Task statement: Reproduce, exactly and in full, the lines from the one with "Give me the matplotlib source for this chart." through the one with "from matplotlib.lines import Line2D" in the data below; drop pictures.

[Rows from a dataset of charts and code]
** Start **

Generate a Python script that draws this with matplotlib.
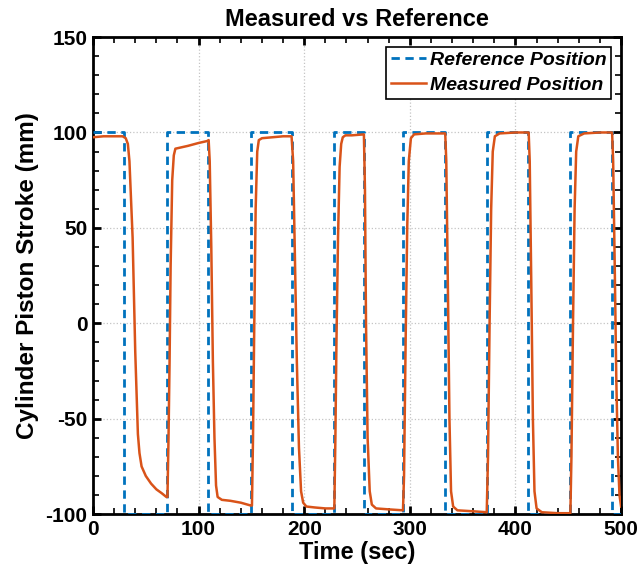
import matplotlib
matplotlib.use("Agg")
import matplotlib.pyplot as plt
from matplotlib.ticker import MultipleLocator

plt.rcParams['font.family'] = ['Liberation Sans', 'DejaVu Sans']
plt.rcParams['font.weight'] = 'bold'
plt.rcParams['axes.unicode_minus'] = False

# Reference square wave: switching times (sec) and levels (mm)
ref_time = [0, 29.6, 69.8, 109.2, 149.6, 188.1, 228.2, 256.6, 293.3, 333.3,
            372.8, 412.2, 451.7, 491.2, 500]
ref_pos = [100, -100, 100, -100, 100, -100, 100, -100, 100, -100,
           100, -100, 100, -100, -100]

# Measured position
meas_time = [0, 10, 20, 28, 31, 33, 34.5, 37.5, 40, 42.5, 44, 46, 50, 55, 60, 65, 69.5,
             70.5, 71.5, 72.5, 73.5, 75, 76.5, 78, 90, 100, 108, 109.5,
             110.5, 112, 113.5, 115, 116.5, 118, 122, 130, 140, 149.5,
             150.5, 151.5, 152.5, 154, 155.5, 157, 160, 170, 180, 188,
             189.5, 191, 193, 195, 197, 199, 202, 210, 220, 228.5,
             229.5, 230.5, 232, 233.5, 235, 236.5, 239, 245, 256.5,
             257.5, 258.5, 260, 262, 264, 268, 280, 293.5,
             294.5, 296, 297.5, 299, 301, 304, 315, 333.5,
             334.5, 336, 337.5, 339, 341, 345, 360, 372.8,
             374, 375.5, 377, 378.5, 380.5, 385, 400, 412.5,
             413.5, 415, 416.5, 418, 420, 425, 440, 452,
             453, 454.5, 456, 457.5, 459.5, 465, 480, 491.5,
             492.5, 494, 495.5, 497, 498.5, 500]
meas_pos = [97.5, 98, 98, 98, 97, 94, 85, 45, -15, -58, -68, -75, -80, -84, -87, -89, -91,
            -91, -60, -20, 30, 75, 88, 91.5, 93, 94.5, 95.5, 96,
            85, 40, -20, -60, -85, -91, -92.5, -93, -94, -95.5,
            -95.5, -60, -10, 60, 90, 96, 97, 97.5, 98, 98,
            85, 40, -20, -65, -88, -94, -96, -96.5, -97, -97,
            -60, -10, 45, 82, 94, 97.5, 98.5, 98.5, 99,
            70, 0, -60, -88, -95, -97, -97.5, -98,
            -80, -10, 50, 85, 97, 99, 99.5, 99.5,
            85, 20, -50, -88, -96, -98, -98.5, -99,
            -70, 0, 60, 90, 98, 99.5, 100, 100,
            85, 20, -50, -88, -97, -99, -99.5, -99.5,
            -70, 0, 60, 90, 98, 99.5, 100, 100,
            85, 30, -30, -70, -90, -96]

fig = plt.figure(figsize=(6.37, 5.79), dpi=100)
ax = fig.add_axes([0.146, 0.112, 0.829, 0.824])

ax.plot(ref_time, ref_pos, drawstyle='steps-post', color='#0072BD', lw=2.0,
        linestyle=(0, (3, 2)), label='Reference Position', zorder=3)
ax.plot(meas_time, meas_pos, color='#D95319', lw=1.8, label='Measured Position', zorder=4)

ax.set_xlim(0, 500)
ax.set_ylim(-100, 150)
ax.xaxis.set_major_locator(MultipleLocator(100))
ax.xaxis.set_minor_locator(MultipleLocator(20))
ax.yaxis.set_major_locator(MultipleLocator(50))
ax.yaxis.set_minor_locator(MultipleLocator(10))
ax.tick_params(which='both', direction='in', top=True, right=True)
ax.tick_params(which='major', length=6, width=2, labelsize=15, pad=4)
ax.tick_params(which='minor', length=4, width=1.2)
for s in ax.spines.values():
    s.set_linewidth(2)
ax.grid(True, which='major', color='#c4c4c4', linestyle=':', lw=0.9, zorder=0)

ax.set_title('Measured vs Reference', fontsize=17, fontweight='bold', pad=8)
ax.set_xlabel('Time (sec)', fontsize=17, fontweight='bold', labelpad=2)
ax.set_ylabel('Cylinder Piston Stroke (mm)', fontsize=17.5, fontweight='bold', labelpad=5)

leg = ax.legend(loc='upper right', frameon=True, fancybox=False,
                framealpha=1, edgecolor='black', borderaxespad=0.5,
                handlelength=1.8, handletextpad=0.2, borderpad=0.25, labelspacing=0.35,
                prop={'weight': 'bold', 'style': 'italic', 'size': 14})
leg.get_frame().set_linewidth(1.2)

fig.savefig('out.png', dpi=100)
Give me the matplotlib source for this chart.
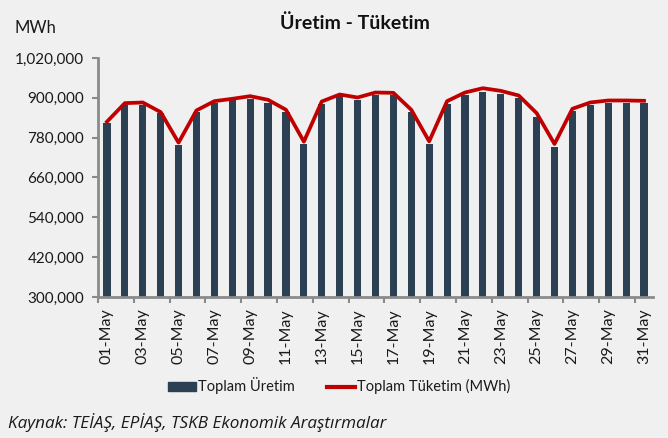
import matplotlib.pyplot as plt
import numpy as np
from matplotlib.ticker import FuncFormatter
from matplotlib.patches import Patch
from matplotlib.lines import Line2D

# günlük veriler (MWh)
gunler = ['%02d-May' % d for d in range(1, 32)]
uretim = [823000, 878000, 879000, 854000, 758000, 856000, 884000, 892000, 896000, 884000,
          857000, 760000, 882000, 904000, 892000, 910000, 908000, 857000, 761000, 882000,
          909000, 919000, 912000, 899000, 843000, 751000, 859000, 879000, 884000, 884000,
          884000]
tuketim = [828000, 884000, 886000, 857000, 765000, 862000, 890000, 897000, 905000, 894000,
           864000, 768000, 889000, 910000, 901000, 916000, 915000, 864000, 769000, 890000,
           916000, 929000, 921000, 907000, 854000, 761000, 867000, 886000, 892000, 892000,
           891000]
y_ticks = [300000, 420000, 540000, 660000, 780000, 900000, 1020000]

bg = '#f0f0f0'
bar_color = '#2c4054'
line_color = '#c00000'
axis_color = '#8a8a8a'
txt = '#1a1a1a'

plt.rcParams['font.family'] = ['Lato', 'DejaVu Sans']

fig = plt.figure(figsize=(6.68, 4.38), dpi=100, facecolor=bg)
ax = fig.add_axes([0.1467, 0.3219, 0.8308, 0.5457])
ax.set_facecolor(bg)

x = np.arange(len(gunler))
ax.bar(x, uretim, width=0.4, color=bar_color, zorder=2)
ax.plot(x, tuketim, color=line_color, lw=2.7, zorder=3, solid_joinstyle='round')

ax.set_xlim(-0.5, len(gunler) - 0.5)
ax.set_ylim(300000, 1020000)
ax.set_yticks(y_ticks)
ax.yaxis.set_major_formatter(FuncFormatter(lambda v, p: '{:,.0f}'.format(v)))

# tik işaretleri kategori sınırlarında, etiketler tek günlerde
ax.set_xticks(np.arange(-0.5, len(gunler) - 1, 2))
ax.set_xticklabels([])
ax.set_xticks(x[::2], minor=True)
ax.set_xticklabels(gunler[::2], minor=True, rotation=90, fontsize=11.5, color=txt)
ax.tick_params(axis='x', which='major', length=4, width=1.5, color=axis_color, direction='out')
ax.tick_params(axis='x', which='minor', length=0, pad=8)
ax.tick_params(axis='y', length=4, width=1.5, color=axis_color, labelsize=11,
               labelcolor=txt, pad=6)

for s in ['top', 'right']:
    ax.spines[s].set_visible(False)
for s in ['left', 'bottom']:
    ax.spines[s].set_color(axis_color)
    ax.spines[s].set_linewidth(2)

fig.text(0.532, 0.948, 'Üretim - Tüketim', ha='center', va='center', fontsize=14,
         fontweight='bold', color='#111111')
fig.text(0.022, 0.937, 'MWh', ha='left', va='center', fontsize=12, color=txt)

handles = [Patch(color=bar_color), Line2D([], [], color=line_color, lw=3)]
leg = fig.legend(handles, ['Toplam Üretim', 'Toplam Tüketim (MWh)'], loc='center',
                 bbox_to_anchor=(0.508, 0.119), ncol=2, frameon=False, fontsize=10.5,
                 handlelength=1.9, handleheight=0.55, handletextpad=0.15, columnspacing=2.2)
for t in leg.get_texts():
    t.set_color(txt)

fig.text(0.012, 0.035, 'Kaynak: TEİAŞ, EPİAŞ, TSKB Ekonomik Araştırmalar', ha='left',
         va='center', fontsize=12.3, style='italic', color=txt,
         family=['Open Sans', 'DejaVu Sans'])

plt.savefig('out.png', dpi=100, facecolor=bg)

** End **

Result for this exercise:
Give me the matplotlib source for this chart.
import matplotlib.pyplot as plt
import numpy as np
from matplotlib.ticker import FuncFormatter
from matplotlib.patches import Patch
from matplotlib.lines import Line2D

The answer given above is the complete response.